_Job_:
Include the line containing "from bokeh.core.properties import value" and all lines before it, repeated exactly from the listing below, without pictures.

_Material_:
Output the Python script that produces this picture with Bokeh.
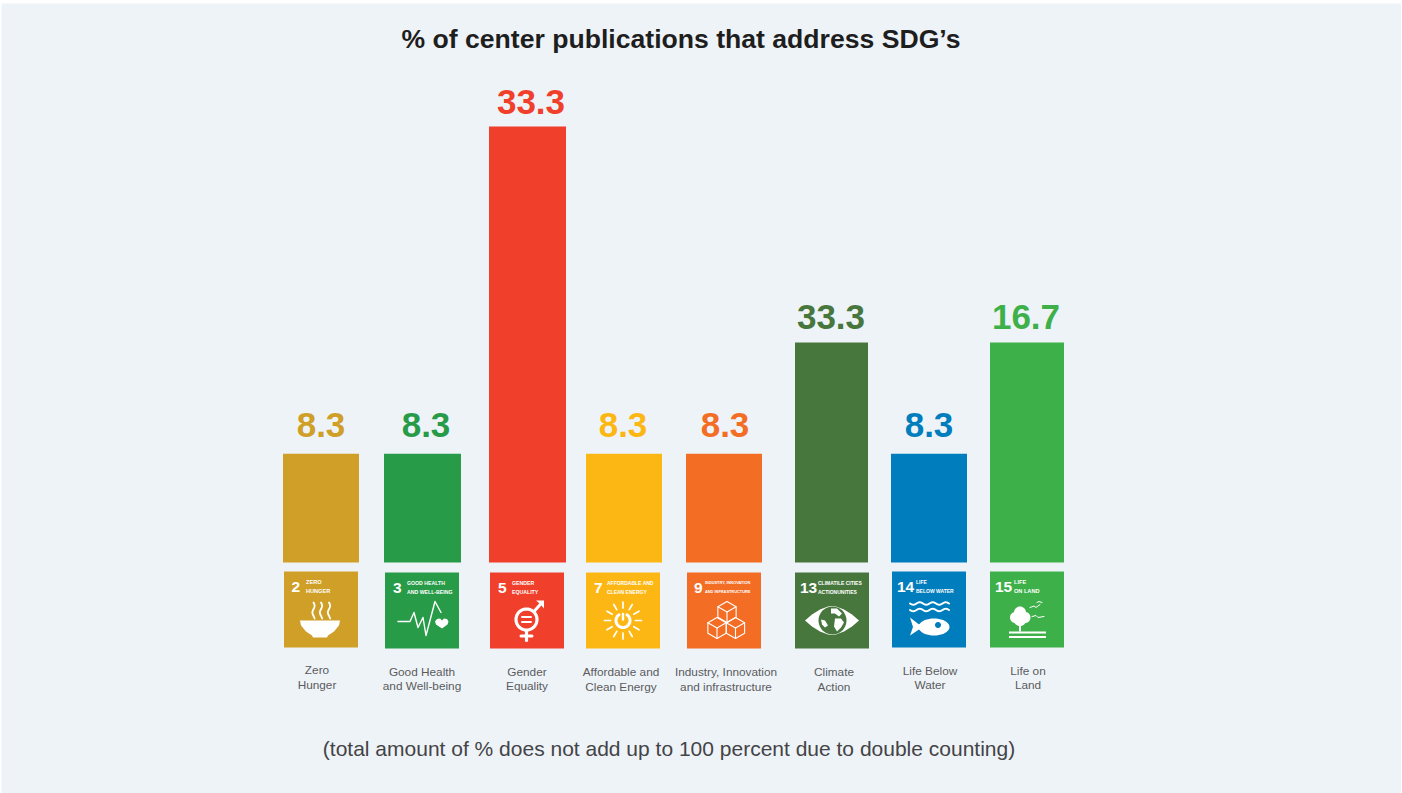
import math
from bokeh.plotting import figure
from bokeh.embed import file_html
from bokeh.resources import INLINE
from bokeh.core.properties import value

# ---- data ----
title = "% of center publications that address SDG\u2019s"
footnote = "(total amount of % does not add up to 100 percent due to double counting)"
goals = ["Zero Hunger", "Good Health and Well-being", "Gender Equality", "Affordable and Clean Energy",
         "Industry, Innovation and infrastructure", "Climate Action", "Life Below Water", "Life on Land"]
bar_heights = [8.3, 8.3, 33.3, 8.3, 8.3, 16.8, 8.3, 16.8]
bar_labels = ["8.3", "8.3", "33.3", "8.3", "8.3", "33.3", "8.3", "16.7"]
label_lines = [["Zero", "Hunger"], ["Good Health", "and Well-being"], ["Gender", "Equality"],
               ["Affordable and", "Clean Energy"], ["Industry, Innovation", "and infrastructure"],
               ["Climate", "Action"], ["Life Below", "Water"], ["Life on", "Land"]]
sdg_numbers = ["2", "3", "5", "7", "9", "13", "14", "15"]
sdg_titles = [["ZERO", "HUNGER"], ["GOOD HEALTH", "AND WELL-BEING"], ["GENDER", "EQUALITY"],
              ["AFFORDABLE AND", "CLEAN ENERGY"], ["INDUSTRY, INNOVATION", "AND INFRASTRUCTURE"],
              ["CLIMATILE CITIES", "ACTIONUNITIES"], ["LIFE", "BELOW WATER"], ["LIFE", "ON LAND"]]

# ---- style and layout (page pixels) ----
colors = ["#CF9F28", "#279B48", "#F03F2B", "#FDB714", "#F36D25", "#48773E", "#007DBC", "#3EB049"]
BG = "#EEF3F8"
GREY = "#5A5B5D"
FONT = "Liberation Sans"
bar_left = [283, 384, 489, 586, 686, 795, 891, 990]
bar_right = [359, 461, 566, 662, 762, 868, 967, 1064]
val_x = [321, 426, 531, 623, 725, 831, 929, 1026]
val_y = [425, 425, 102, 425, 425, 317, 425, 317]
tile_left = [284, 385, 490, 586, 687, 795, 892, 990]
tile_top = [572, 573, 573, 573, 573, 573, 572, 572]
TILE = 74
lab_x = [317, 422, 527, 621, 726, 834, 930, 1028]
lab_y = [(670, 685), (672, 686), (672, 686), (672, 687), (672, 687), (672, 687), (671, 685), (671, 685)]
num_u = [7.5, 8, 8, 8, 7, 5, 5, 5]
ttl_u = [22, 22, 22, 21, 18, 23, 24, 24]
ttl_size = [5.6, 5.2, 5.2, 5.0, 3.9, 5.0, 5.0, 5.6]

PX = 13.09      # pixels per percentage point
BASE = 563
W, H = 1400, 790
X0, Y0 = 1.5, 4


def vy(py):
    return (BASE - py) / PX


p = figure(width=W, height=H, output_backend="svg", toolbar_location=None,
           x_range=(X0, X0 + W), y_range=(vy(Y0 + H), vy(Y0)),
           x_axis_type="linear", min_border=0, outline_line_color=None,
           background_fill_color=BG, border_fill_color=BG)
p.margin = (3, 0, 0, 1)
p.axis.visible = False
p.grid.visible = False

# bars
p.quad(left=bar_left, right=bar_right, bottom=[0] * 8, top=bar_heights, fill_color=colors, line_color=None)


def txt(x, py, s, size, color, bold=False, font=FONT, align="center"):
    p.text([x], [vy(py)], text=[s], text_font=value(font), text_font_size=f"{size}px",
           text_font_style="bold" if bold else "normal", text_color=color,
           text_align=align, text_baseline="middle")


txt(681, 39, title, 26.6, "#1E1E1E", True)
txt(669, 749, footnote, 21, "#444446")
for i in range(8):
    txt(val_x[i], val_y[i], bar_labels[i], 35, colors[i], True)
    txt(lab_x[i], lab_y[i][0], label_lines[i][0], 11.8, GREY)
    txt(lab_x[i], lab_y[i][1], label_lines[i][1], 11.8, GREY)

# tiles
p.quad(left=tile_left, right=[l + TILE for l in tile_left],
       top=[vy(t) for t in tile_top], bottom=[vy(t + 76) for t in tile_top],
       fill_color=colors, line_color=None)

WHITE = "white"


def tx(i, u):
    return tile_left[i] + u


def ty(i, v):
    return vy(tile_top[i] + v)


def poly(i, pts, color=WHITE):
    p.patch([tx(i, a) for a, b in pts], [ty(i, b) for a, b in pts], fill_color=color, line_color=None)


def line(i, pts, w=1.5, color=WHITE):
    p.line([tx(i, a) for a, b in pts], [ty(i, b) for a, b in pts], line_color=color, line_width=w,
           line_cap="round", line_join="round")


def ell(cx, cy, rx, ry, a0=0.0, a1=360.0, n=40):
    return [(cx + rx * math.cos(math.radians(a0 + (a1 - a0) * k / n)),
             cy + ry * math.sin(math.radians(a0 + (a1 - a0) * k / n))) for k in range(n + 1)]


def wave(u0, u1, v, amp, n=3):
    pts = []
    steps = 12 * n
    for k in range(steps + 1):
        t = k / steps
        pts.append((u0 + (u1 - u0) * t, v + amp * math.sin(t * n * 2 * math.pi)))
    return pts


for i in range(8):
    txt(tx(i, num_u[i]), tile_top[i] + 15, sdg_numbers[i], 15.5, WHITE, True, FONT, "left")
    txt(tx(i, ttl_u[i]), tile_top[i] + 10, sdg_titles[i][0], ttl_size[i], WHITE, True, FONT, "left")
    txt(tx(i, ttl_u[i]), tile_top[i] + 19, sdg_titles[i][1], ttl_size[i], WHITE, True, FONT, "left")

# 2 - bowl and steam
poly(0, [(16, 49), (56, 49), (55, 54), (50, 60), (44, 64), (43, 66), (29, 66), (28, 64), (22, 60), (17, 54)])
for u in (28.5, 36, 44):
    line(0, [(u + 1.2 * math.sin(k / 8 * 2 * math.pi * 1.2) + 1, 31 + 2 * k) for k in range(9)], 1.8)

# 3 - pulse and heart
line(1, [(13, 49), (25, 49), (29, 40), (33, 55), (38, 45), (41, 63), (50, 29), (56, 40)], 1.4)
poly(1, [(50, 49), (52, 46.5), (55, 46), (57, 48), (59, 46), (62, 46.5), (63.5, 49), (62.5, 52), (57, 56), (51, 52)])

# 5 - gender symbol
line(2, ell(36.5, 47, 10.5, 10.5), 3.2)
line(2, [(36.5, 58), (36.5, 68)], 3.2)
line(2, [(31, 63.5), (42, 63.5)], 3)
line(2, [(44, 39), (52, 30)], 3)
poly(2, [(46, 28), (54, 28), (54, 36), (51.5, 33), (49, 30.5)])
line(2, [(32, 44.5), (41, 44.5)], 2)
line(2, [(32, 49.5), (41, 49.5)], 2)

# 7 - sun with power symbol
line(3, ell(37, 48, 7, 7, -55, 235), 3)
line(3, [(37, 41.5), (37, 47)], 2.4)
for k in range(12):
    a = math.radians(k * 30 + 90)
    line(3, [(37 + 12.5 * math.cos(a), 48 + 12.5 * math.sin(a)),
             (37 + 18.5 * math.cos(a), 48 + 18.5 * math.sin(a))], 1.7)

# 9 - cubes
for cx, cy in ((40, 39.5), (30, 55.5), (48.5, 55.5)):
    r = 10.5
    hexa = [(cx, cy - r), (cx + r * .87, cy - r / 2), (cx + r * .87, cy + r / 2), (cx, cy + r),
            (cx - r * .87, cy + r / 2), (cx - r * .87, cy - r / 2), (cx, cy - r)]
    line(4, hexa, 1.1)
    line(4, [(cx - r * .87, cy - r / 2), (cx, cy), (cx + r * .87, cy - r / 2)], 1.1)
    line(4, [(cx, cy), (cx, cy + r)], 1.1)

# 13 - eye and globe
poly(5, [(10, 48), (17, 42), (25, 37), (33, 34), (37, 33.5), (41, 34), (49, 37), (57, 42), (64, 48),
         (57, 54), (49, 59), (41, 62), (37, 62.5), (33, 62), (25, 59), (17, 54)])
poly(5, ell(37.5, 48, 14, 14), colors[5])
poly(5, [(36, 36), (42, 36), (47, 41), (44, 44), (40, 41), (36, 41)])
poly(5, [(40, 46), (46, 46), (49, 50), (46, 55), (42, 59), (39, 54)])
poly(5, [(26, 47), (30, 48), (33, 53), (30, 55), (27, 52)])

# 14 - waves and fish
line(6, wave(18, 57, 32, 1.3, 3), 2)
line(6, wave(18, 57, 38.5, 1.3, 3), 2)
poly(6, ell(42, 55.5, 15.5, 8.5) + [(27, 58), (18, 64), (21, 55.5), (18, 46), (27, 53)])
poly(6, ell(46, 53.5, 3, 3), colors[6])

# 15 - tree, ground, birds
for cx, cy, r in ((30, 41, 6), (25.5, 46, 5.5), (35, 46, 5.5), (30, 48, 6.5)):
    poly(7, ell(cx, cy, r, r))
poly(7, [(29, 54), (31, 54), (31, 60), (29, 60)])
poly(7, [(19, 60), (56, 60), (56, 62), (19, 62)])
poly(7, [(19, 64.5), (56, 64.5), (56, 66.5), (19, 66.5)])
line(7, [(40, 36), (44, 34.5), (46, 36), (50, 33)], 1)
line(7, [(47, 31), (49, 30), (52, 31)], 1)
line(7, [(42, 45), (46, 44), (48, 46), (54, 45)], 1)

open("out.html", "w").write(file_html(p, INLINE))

_Problem solution_:
Output the Python script that produces this picture with Bokeh.
import math
from bokeh.plotting import figure
from bokeh.embed import file_html
from bokeh.resources import INLINE
from bokeh.core.properties import value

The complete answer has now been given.